The trivium gives children the tools for learning (knowledge, understanding, and wisdom), and the quadrivium is a set of subjects to which those tools are applied.
The trivium and quadrivium together make up the 7 Liberal arts.
The Trivium refers to the first three of the seven liberal arts and consists of grammar, dialectic, and rhetoric. Just as the word classical expands out in many directions, so does the word Trivium. Within the Trivium, the constituent parts are enormous subjects in their own right. – Douglas Wilson, The Case for Classical Christian Education, p. 132.
How to Get a Classical Education Curriculum for a Homeschool
There are plenty of good Classical education curriculum options around like:
- Memoria Press,
- Classical Conversations,
- Veritas Press and
- My Father’s World (a mix between classical and Charlotte Mason education).
I’ve looked into several of these options which can be found reviewed here.
Further Reading on the Trivium in Classical Education
- Lost Tools of Learning by Dorothy Sayers. It’s a must-read for anyone considering classical Christian education. You can hear it on Youtube here.
- The Case for Classical Christian Education by Douglas Wilson. It will help you understand Classical Christian education today in the school context.
I’ve quoted from both texts in this article as I’ve wanted to go back to the original source of modern classical education.
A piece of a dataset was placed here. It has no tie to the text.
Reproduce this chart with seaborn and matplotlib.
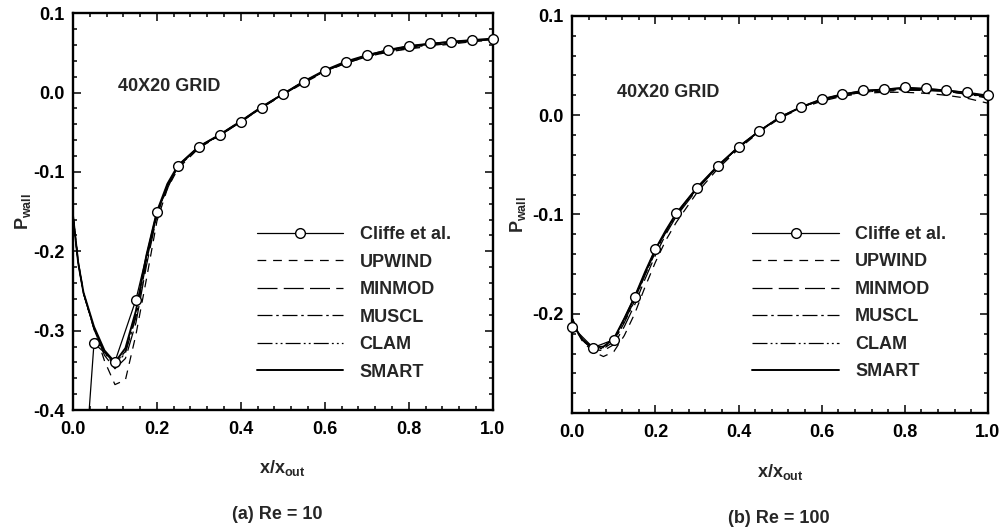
import matplotlib
matplotlib.use('Agg')
import matplotlib.pyplot as plt
import seaborn as sns
import pandas as pd
from matplotlib.ticker import MultipleLocator, FixedLocator, FixedFormatter
from matplotlib.transforms import Bbox, TransformedBbox

# ---------------- data ----------------
x_grid = [0.0, 0.0125, 0.025, 0.05, 0.075, 0.1, 0.125, 0.15, 0.175, 0.2, 0.225, 0.25,
          0.3, 0.35, 0.4, 0.45, 0.5, 0.55, 0.6, 0.65, 0.7, 0.75, 0.8, 0.85, 0.9, 0.95, 1.0]

# Re = 10
cliffe_x_re10 = [0.025, 0.05, 0.10, 0.15, 0.20, 0.25, 0.30, 0.35, 0.40, 0.45, 0.50,
                 0.55, 0.60, 0.65, 0.70, 0.75, 0.80, 0.85, 0.90, 0.95, 1.00]
cliffe_y_re10 = [-0.50, -0.316, -0.339, -0.261, -0.150, -0.092, -0.068, -0.054, -0.037, -0.019, -0.002,
                 0.013, 0.027, 0.038, 0.047, 0.054, 0.059, 0.062, 0.064, 0.066, 0.067]
upwind_re10 = [-0.155, -0.213, -0.252, -0.298, -0.338, -0.368, -0.362, -0.305, -0.235, -0.162, -0.121, -0.096,
               -0.070, -0.054, -0.037, -0.019, -0.003, 0.012, 0.026, 0.037, 0.045, 0.051, 0.055, 0.058, 0.061, 0.064, 0.066]
minmod_re10 = [-0.155, -0.214, -0.253, -0.298, -0.331, -0.348, -0.335, -0.290, -0.218, -0.155, -0.118, -0.094,
               -0.069, -0.054, -0.037, -0.019, -0.003, 0.013, 0.027, 0.037, 0.045, 0.051, 0.056, 0.059, 0.062, 0.065, 0.067]
muscl_re10 = [-0.155, -0.215, -0.253, -0.297, -0.328, -0.344, -0.328, -0.283, -0.213, -0.153, -0.117, -0.093,
              -0.069, -0.053, -0.036, -0.018, -0.002, 0.014, 0.027, 0.038, 0.046, 0.052, 0.057, 0.060, 0.063, 0.065, 0.067]
clam_re10 = [-0.155, -0.215, -0.253, -0.296, -0.327, -0.342, -0.326, -0.280, -0.210, -0.152, -0.116, -0.093,
             -0.068, -0.053, -0.036, -0.018, -0.002, 0.014, 0.027, 0.038, 0.046, 0.052, 0.057, 0.060, 0.063, 0.065, 0.067]
smart_re10 = [-0.155, -0.215, -0.252, -0.295, -0.325, -0.340, -0.322, -0.275, -0.205, -0.150, -0.115, -0.092,
              -0.068, -0.053, -0.036, -0.018, -0.002, 0.014, 0.028, 0.039, 0.047, 0.053, 0.058, 0.061, 0.064, 0.066, 0.068]

# Re = 100
cliffe_x_re100 = [0.00, 0.05, 0.10, 0.15, 0.20, 0.25, 0.30, 0.35, 0.40, 0.45, 0.50,
                  0.55, 0.60, 0.65, 0.70, 0.75, 0.80, 0.85, 0.90, 0.95, 1.00]
cliffe_y_re100 = [-0.213, -0.234, -0.226, -0.183, -0.135, -0.099, -0.073, -0.051, -0.032, -0.016, -0.002,
                  0.008, 0.016, 0.021, 0.025, 0.026, 0.028, 0.027, 0.025, 0.023, 0.020]
upwind_re100 = [-0.205, -0.219, -0.228, -0.238, -0.243, -0.238, -0.222, -0.200, -0.173, -0.148, -0.126, -0.108,
                -0.078, -0.054, -0.034, -0.017, -0.003, 0.007, 0.014, 0.019, 0.022, 0.023, 0.023, 0.022, 0.020, 0.017, 0.012]
minmod_re100 = [-0.205, -0.218, -0.227, -0.236, -0.237, -0.231, -0.213, -0.191, -0.165, -0.141, -0.120, -0.102,
                -0.075, -0.052, -0.033, -0.016, -0.002, 0.008, 0.015, 0.020, 0.023, 0.024, 0.025, 0.025, 0.024, 0.021, 0.017]
muscl_re100 = [-0.205, -0.218, -0.227, -0.235, -0.235, -0.228, -0.209, -0.187, -0.161, -0.138, -0.118, -0.100,
               -0.074, -0.052, -0.032, -0.016, -0.002, 0.008, 0.015, 0.020, 0.023, 0.025, 0.026, 0.025, 0.024, 0.021, 0.018]
clam_re100 = [-0.205, -0.218, -0.227, -0.235, -0.234, -0.227, -0.208, -0.186, -0.160, -0.137, -0.117, -0.100,
              -0.074, -0.052, -0.032, -0.016, -0.002, 0.008, 0.016, 0.020, 0.023, 0.025, 0.026, 0.026, 0.025, 0.022, 0.018]
smart_re100 = [-0.205, -0.218, -0.226, -0.234, -0.233, -0.225, -0.205, -0.183, -0.158, -0.135, -0.116, -0.099,
               -0.073, -0.051, -0.032, -0.016, -0.002, 0.008, 0.016, 0.021, 0.024, 0.026, 0.027, 0.026, 0.025, 0.022, 0.019]

scheme_names = ['UPWIND', 'MINMOD', 'MUSCL', 'CLAM', 'SMART']
x_ticks = [0.0, 0.2, 0.4, 0.6, 0.8, 1.0]
x_ticklabels = ['0.0', '0.2', '0.4', '0.6', '0.8', '1.0']
y_ticks_re10 = [-0.4, -0.3, -0.2, -0.1, 0.0, 0.1]
y_ticklabels_re10 = ['-0.4', '-0.3', '-0.2', '-0.1', '0.0', '0.1']
y_ticks_re100 = [-0.2, -0.1, 0.0, 0.1]
y_ticklabels_re100 = ['-0.2', '-0.1', '0.0', '0.1']

# ---------------- style ----------------
sns.set_style('ticks')
plt.rcParams['font.family'] = ['Liberation Sans', 'DejaVu Sans']
plt.rcParams['font.weight'] = 'bold'
plt.rcParams['axes.unicode_minus'] = False
plt.rcParams['mathtext.fontset'] = 'custom'
plt.rcParams['mathtext.rm'] = 'Liberation Sans:bold'
plt.rcParams['mathtext.it'] = 'Liberation Sans:bold'
plt.rcParams['mathtext.bf'] = 'Liberation Sans:bold'

FS = 13
styles = {
    'UPWIND': dict(linestyle=(0, (7, 5.5)), linewidth=0.9),
    'MINMOD': dict(linestyle=(0, (16, 5)), linewidth=0.9),
    'MUSCL': dict(linestyle=(0, (12, 3, 2, 3)), linewidth=0.9),
    'CLAM': dict(linestyle=(0, (12, 2.5, 1.5, 2.5, 1.5, 2.5)), linewidth=0.9),
    'SMART': dict(linestyle='-', linewidth=1.4),
}

fig = plt.figure(figsize=(10.04, 5.27), dpi=100)
axL = fig.add_axes([0.0727, 0.222, 0.418, 0.753])
axR = fig.add_axes([0.570, 0.216, 0.414, 0.754])

panels = [
    (axL, cliffe_x_re10, cliffe_y_re10,
     [upwind_re10, minmod_re10, muscl_re10, clam_re10, smart_re10],
     (-0.4, 0.1), y_ticks_re10, y_ticklabels_re10, (0.107, 0.007), (0.438, 0.463), -0.095),
    (axR, cliffe_x_re100, cliffe_y_re100,
     [upwind_re100, minmod_re100, muscl_re100, clam_re100, smart_re100],
     (-0.3, 0.1), y_ticks_re100, y_ticklabels_re100, (0.108, 0.023), (0.433, 0.471), -0.106),
]

for ax, cx, cy, schemes, ylim, yt, ytl, txtpos, legpos, ylab_x in panels:
    handles = {}
    for name, vals in zip(scheme_names, schemes):
        df = pd.DataFrame({'x': x_grid, 'y': vals})
        sns.lineplot(data=df, x='x', y='y', ax=ax, color='black', estimator=None,
                     label=name, **styles[name])
        handles[name] = ax.lines[-1]
    dfc = pd.DataFrame({'x': cx, 'y': cy})
    sns.lineplot(data=dfc, x='x', y='y', ax=ax, color='black', estimator=None,
                 linewidth=0.9, marker='o', markersize=7, markerfacecolor='white',
                 markeredgecolor='black', markeredgewidth=1.0, label='Cliffe et al.', zorder=5)
    cl = ax.lines[-1]
    cl.set_clip_box(TransformedBbox(Bbox([[-0.05, 0.0], [1.05, 1.0]]), ax.transAxes))
    handles['Cliffe et al.'] = cl

    ax.set_xlim(0, 1)
    ax.set_ylim(*ylim)
    ax.xaxis.set_major_locator(FixedLocator(x_ticks))
    ax.xaxis.set_major_formatter(FixedFormatter(x_ticklabels))
    ax.yaxis.set_major_locator(FixedLocator(yt))
    ax.yaxis.set_major_formatter(FixedFormatter(ytl))
    ax.xaxis.set_minor_locator(MultipleLocator(0.04))
    ax.yaxis.set_minor_locator(MultipleLocator(0.02))
    ax.tick_params(which='both', direction='in', top=True, right=True, width=1.1, colors='black')
    ax.tick_params(which='major', length=5.5, labelsize=FS, pad=6)
    ax.tick_params(axis='x', which='major', pad=8)
    ax.tick_params(which='minor', length=3)
    for lab in ax.get_xticklabels() + ax.get_yticklabels():
        lab.set_fontweight('bold')
    for sp in ax.spines.values():
        sp.set_linewidth(1.7)
        sp.set_color('black')

    ax.set_xlabel('x/x$_\\mathrm{out}$', fontsize=FS, fontweight='bold')
    ax.xaxis.set_label_coords(0.5, -0.122)
    ax.set_ylabel('P$_\\mathrm{wall}$', fontsize=FS, fontweight='bold')
    ax.yaxis.set_label_coords(ylab_x, 0.5)

    ax.text(txtpos[0], txtpos[1], '40X20 GRID', fontsize=FS, fontweight='bold',
            ha='left', va='center', transform=ax.transData)

    order = ['Cliffe et al.'] + scheme_names
    leg = ax.legend([handles[n] for n in order], order, loc='upper left',
                    bbox_to_anchor=legpos, frameon=False, fontsize=FS,
                    handlelength=4.8, handletextpad=0.9, labelspacing=0.58,
                    borderpad=0, borderaxespad=0, numpoints=1)
    for t in leg.get_texts():
        t.set_fontweight('bold')

fig.text(0.276, 0.024, '(a) Re = 10', ha='center', va='center', fontsize=FS, fontweight='bold')
fig.text(0.776, 0.017, '(b) Re = 100', ha='center', va='center', fontsize=FS, fontweight='bold')

fig.savefig('out.png', dpi=100)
Compared to modern educational teaching methods, the trivium in classical education gives students the tools for learning which they can use for subsequent subjects they study or just for an intelligent analysis of everyday life. The trivium equips children to recognize logical fallacies and doesn’t leave them helpless at the hands of the media or other publications. The trivium in classical Christian education gives children context for life as it incorporates theology into all subjects. As such, an education in the classics prepares students well for life in today’s world.